This series of corset portraits represents nine women from the life of Aaron Burr, the Founding Father who haunts not only Harlem Heights’ Morris-Jumel Mansion but also American history.
Born in a brothel in Providence, Rhode Island, her mother’s Madame a free black woman, Eliza Bowen grows up in the life. As a girl she does the same time in the workhouse as her mother, sells herbs in the streets and, on coming of sufficient age to join the family business, gives birth to an illegitimate son, George Washington Bowen – who’ll grow up to bear an uncanny resemblance to his namesake.
Silk boned bodice, cane boning, silk, paper, books, coffee and dried plant manner
Base realized by Lucia Del Sanchez
Mary Emmons is believed born in Calcutta and to have served in Saint Domingue/Hayti before to moving to Philadelphia, where she’s known to have worked in Burr’s household during the years he served in the U.S. Senate.
Leather and quills
In her 1794 The Memoirs of Mrs. Coghlan, the beautiful girl Burr suspected of spying for the British through “the language of flowers” regards herself less a “victim of seduction” than a teenager with a crush. Ms. Moncrieffe is coy regards the dashing “American Colonel” who “plighted my virgin heart.” Margaret was sent out of both strategic military position and Burr’s embrace. Still, she credits him with her rebellion against “the barbarous customs of society” that kept them apart.

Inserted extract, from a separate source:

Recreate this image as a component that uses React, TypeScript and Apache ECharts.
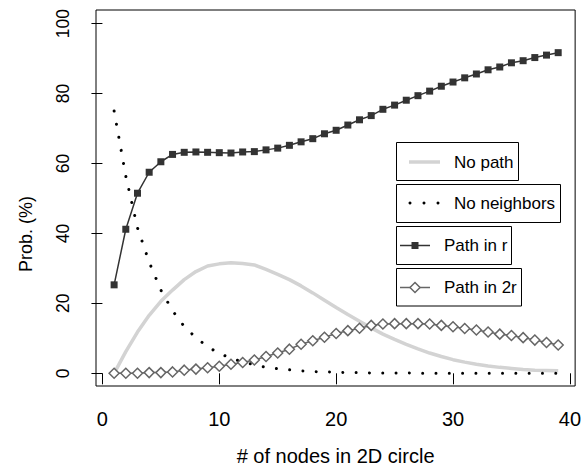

Boned corset with first edition of The Memoirs of Mrs. Coghlan,
Daughter of the Late Major Moncrieffe, J. Fellows, New York, 1795.

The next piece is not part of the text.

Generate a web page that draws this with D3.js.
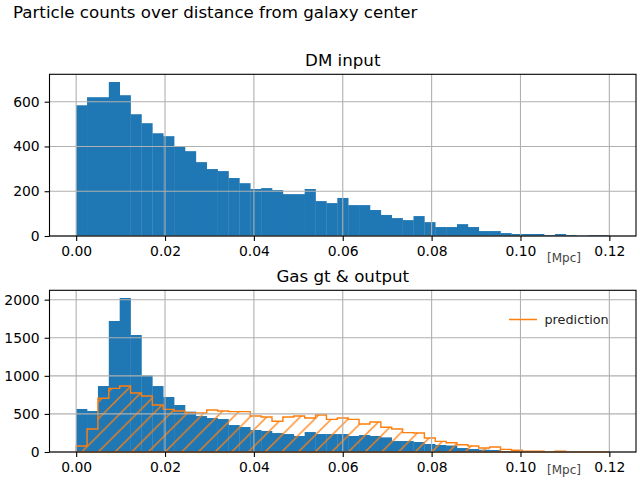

A year after the Battle of Harlem Heights, Burr meets Theodosia Prevost, bride of a British officer stationed in the West Indies, and mistress of “The Hermitage”, named after Jean-Jacque Rousseau’s cottage serving as Washington’s headquarters in 1777 at Ho-ho-kus, New Jersey.
Politically at odds with her absentee husband, her home became something of a salon. Her French was excellent and as Burr’s improved so began an intimacy. Ten years Burr’s senior, she was sophisticated and literate, providing intellectual and artistic companionship, directing Burr’s immersion in the more radical concepts of the Enlightenment as a mate. On the death of her first husband from yellow fever in 1782, they married.
Cane boned illusion brocade corset with letters between sheets of isinglass.